I am newbie in regex world, I need to capture some different types of strings.

By the way please suggest more elagant way to capture such strings. n = any positive n

Answer 1

You could validate the line first, then just findall with \d+

Validate: '~^\|[1-9]\d*\|(?:\|(?:[1-9]\d*|0+(?!\|\|[1-9]))\|){4}$~'

 ^                             # BOS
 \|
 [1-9] \d*                     # Any numbers that start with non-zero
 \|

 (?:
      \|
      (?:
           [1-9] \d*                     # Any numbers that start with non-zero
        |                              # or,
           0+                            # Any numbers with all zeros
           (?! \|\| [1-9] )              # Not followed by a non-zero
      )
      \|
 ){4}
 $                             # EOS

Answer 2

I'm not sure wheter it is sufficient for you or not:

\|(?:(0)|([0-9]+))\|

https://regex101.com/r/fX5xI4/2

Now u have to split your matches into groups of x elements where x is number of colums.

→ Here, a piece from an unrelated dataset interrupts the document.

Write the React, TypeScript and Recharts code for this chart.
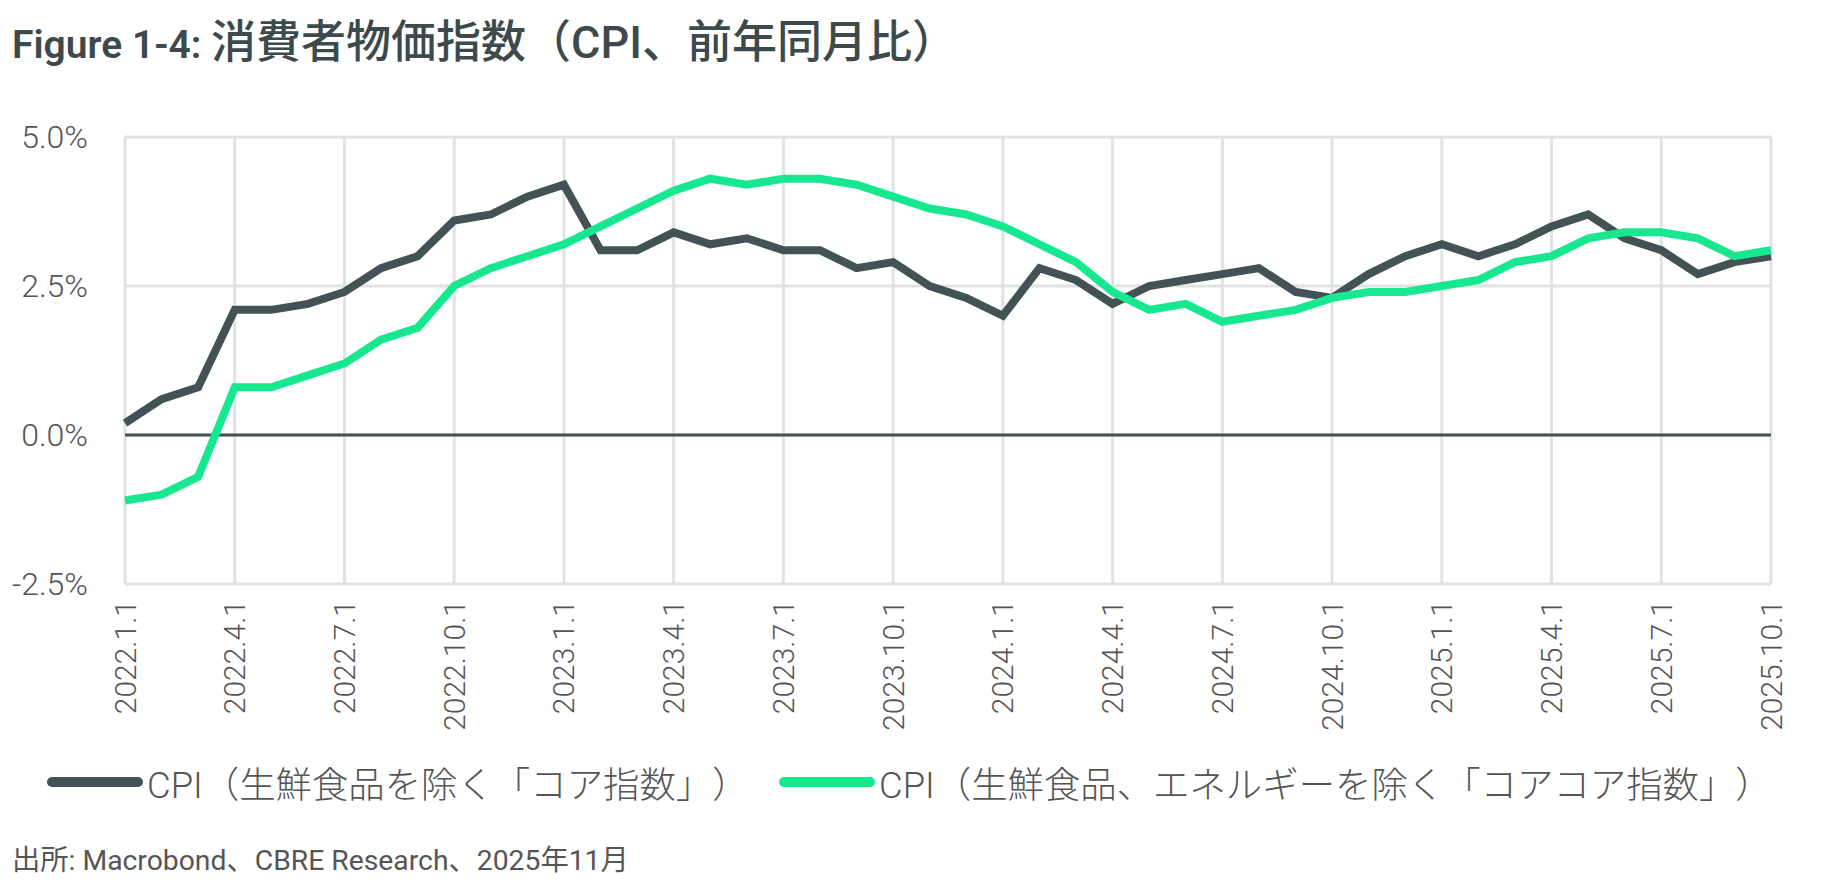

I suppose that should be just fine.

Answer 3

How about:

^(?:\|[1-9][0-9]*\|){1,5}(?:\|0\|){0,4}$

Explanation:

^               : start of line
  (?:           : non capture group
   \|           : a pipe character
   [1-9][0-9]*  : a positive number of any length
   \|           : a pipe character
  ){1,5}        : the group is repeated 1 to 5 times
  (?:           : non capture group
    \|0\|       : a zero with pipe arround it
  ){0,4}        : group is repeated 0 to 4 times.
$               : end of line

This will match all examples you've given, ie. some positive numbers followed by zeros.